“Powerful portrayal by Theron, but tells us little we didn’t know already.”
Got to give Theron the credit she deserves here, especially since the biggest previous impression she made was probably her 2 Days in the Valley catfight with Teri Hatcher. Safe to say her performance here will lend that scene an extra chill, as she plays Aileen Wuornos, America’s best-known female serial killer, a roadside hooker who killed seven men before being caught and executed. The film depicts her life, from when she meets lesbian-wannabe Selby (Ricci), with both women looking desperately for affection of any kind. The two fall into a downward spiral; initially, Wuornos kills to escape a brutal client, but by the end, she’s doing it simply to get money and a car.
Despite Theron’s remarkable transformation – both psychological and physical – the movie seems hollow at its heart, not least because Ricci seems wildly miscast, stumbling around behind Wuornos like a bumbling puppy. Oddly, Wuornos’ real lesbian lover was a strawberry-redhead called Tyria Moore, so the film is clearly well off complete accuracy. This is perhaps for legal reasons: the dead can’t sue; the living can, and frequently do.
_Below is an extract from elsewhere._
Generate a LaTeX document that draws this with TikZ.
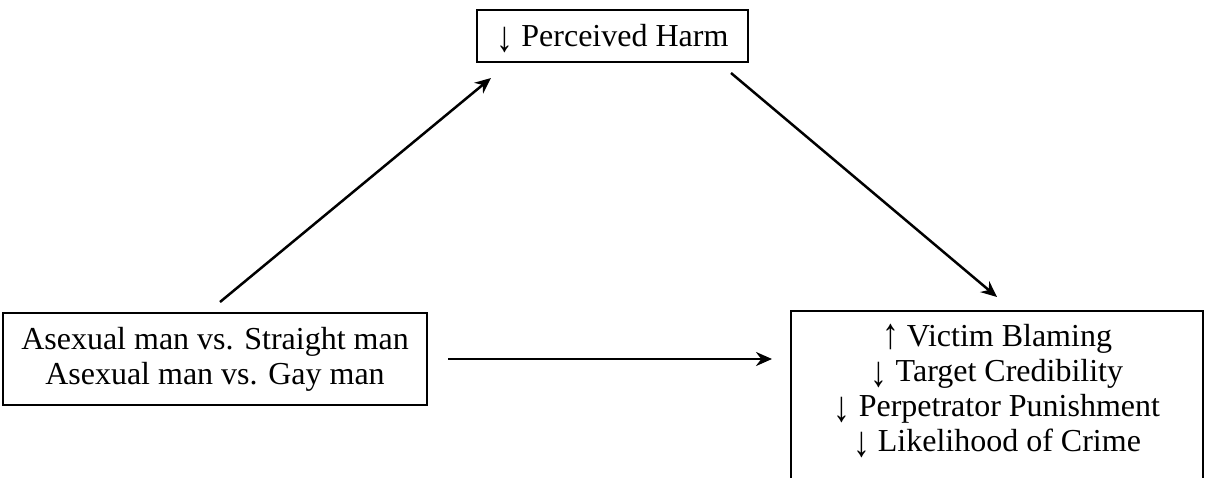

While the film effectively ends with her capture, Nick Broomfield’s jaw-dropping documentary covers the later period of the case perfectly well.
The two central characters operate in a vacuum; there’s hardly anyone with more than one scene. As a result, the movie makes Wuornos out to be the victim of an incredibly hard life, yet an unexplained gulf still remains between that, her general hatred of humanity, and her multiple murders. While Theron’s performance is certainly worthy of praise, for a better look into the abyss, watch Henry: Portrait of a Serial Killer.